足関節・下腿(膝から足首までの部分)は捻挫や骨折などが多く発生する部位です。スポーツでは外傷性の骨折だけでなく疲労骨折もみられ、中足骨、脛骨、腓骨などによく起こります。下腿には「シンスプリント」「アキレス腱炎」なども多くみられ、これらの原因はほとんどが使いすぎによるものです。そのほかの原因としては、筋肉の柔軟性低下、筋力不足、ストレッチ不足などのコンディショニング不良、フォームやシューズの衝撃吸収性の低さなどもあります。
捻挫とは、関節を捻って靱帯などの軟部組織や軟骨が損傷することをいいます。X線(レントゲン)検査で、骨折や脱臼などの異常がありませんが、損傷している部位や程度に応じてギプスなどの外固定や装具治療が必要な場合があります。適切な治療ができないと、関節のゆるみが生じて、いわゆる「クセ」になったり、関節のすり減りが早く起こる、「変形性足関節症」となることがあります。

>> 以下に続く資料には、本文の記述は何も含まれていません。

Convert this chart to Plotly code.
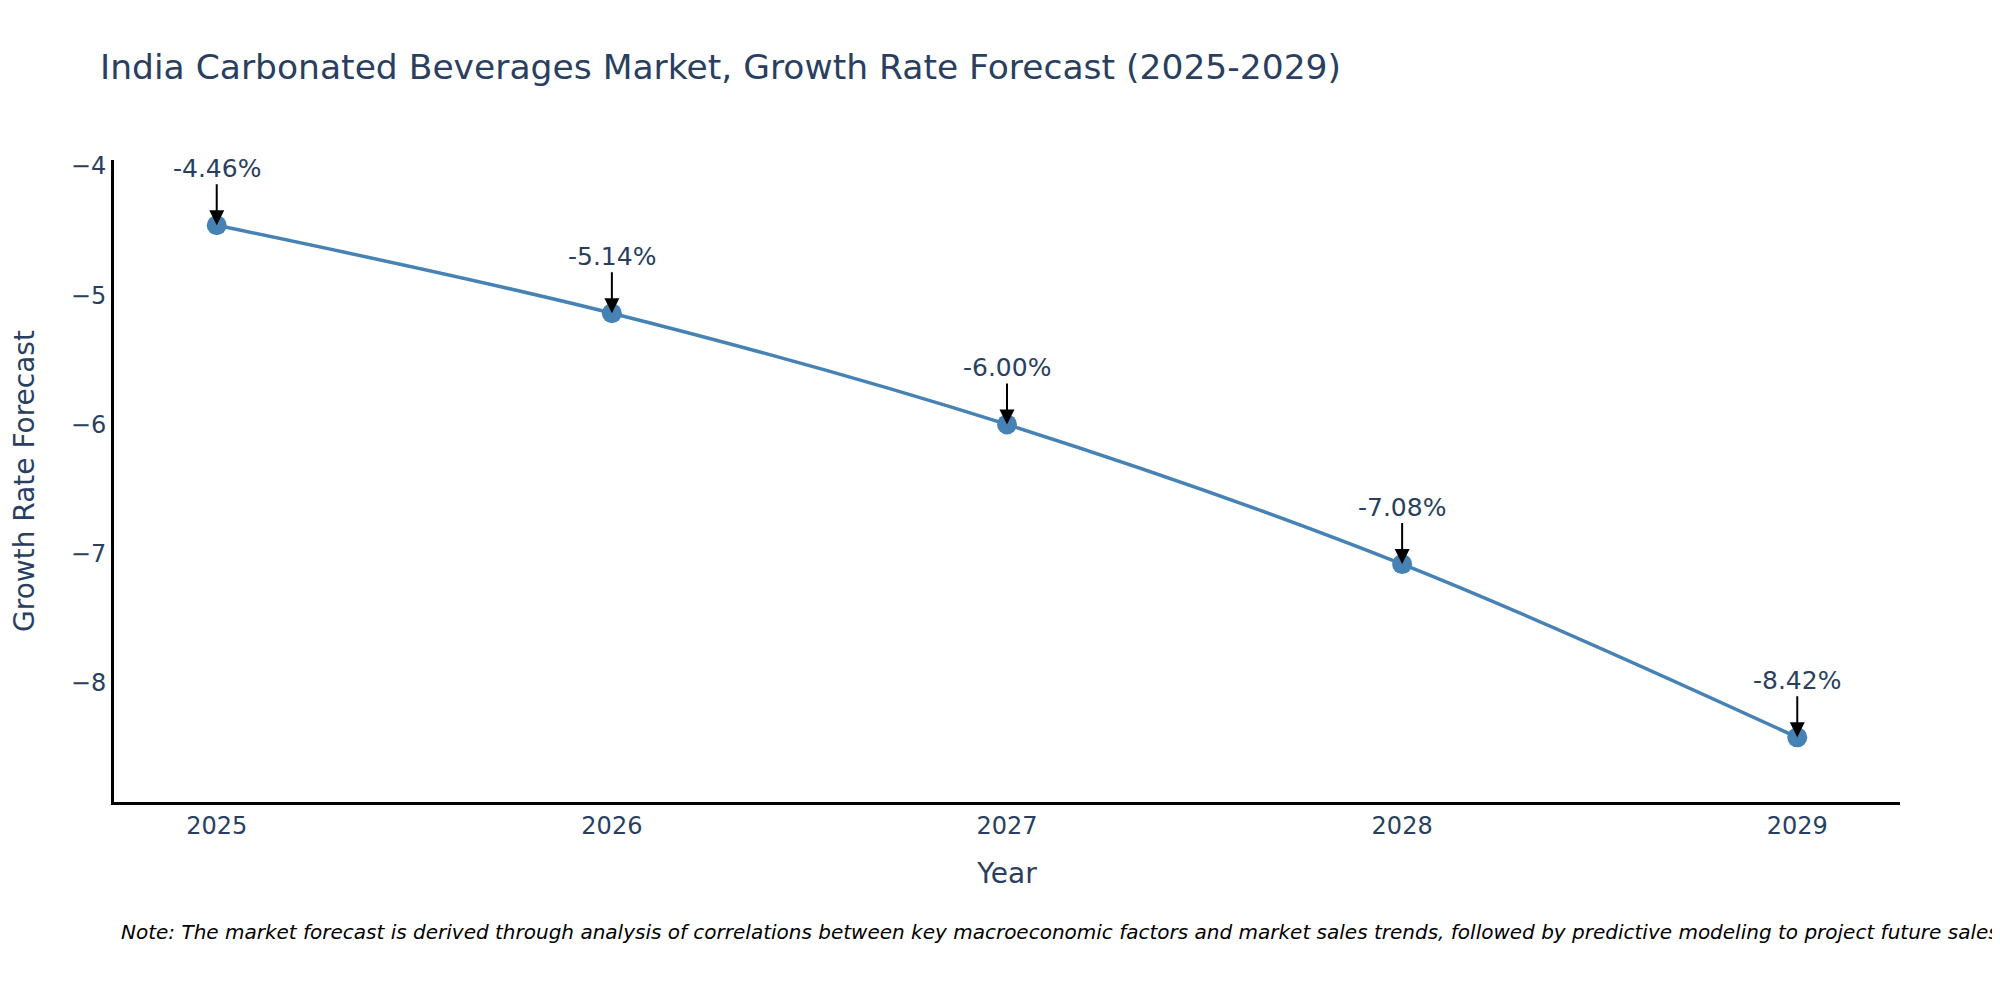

ランニングなどの運動によって脚のすねの内側に痛みが生じる疾患で、脛骨過労性骨膜炎(けいこつひろうせいこつまくえん)と呼ばれることもあります。
特に陸上競技(中・長距離走)や、バスケットボール、サッカーなどの走ることが多いスポーツで足の疲労が蓄積したときに発症しやすく、中学生や高校生に多くみられます。扁平足(へんぺいそく)や回内足(足首が内側に傾いた状態)などの足の形態異常、筋力不足、足関節の柔軟性の低下、足の疲労などの使用など根本的な問題を改善せずに痛みがある状態で運動を続けると、痛みが慢性化することもあります。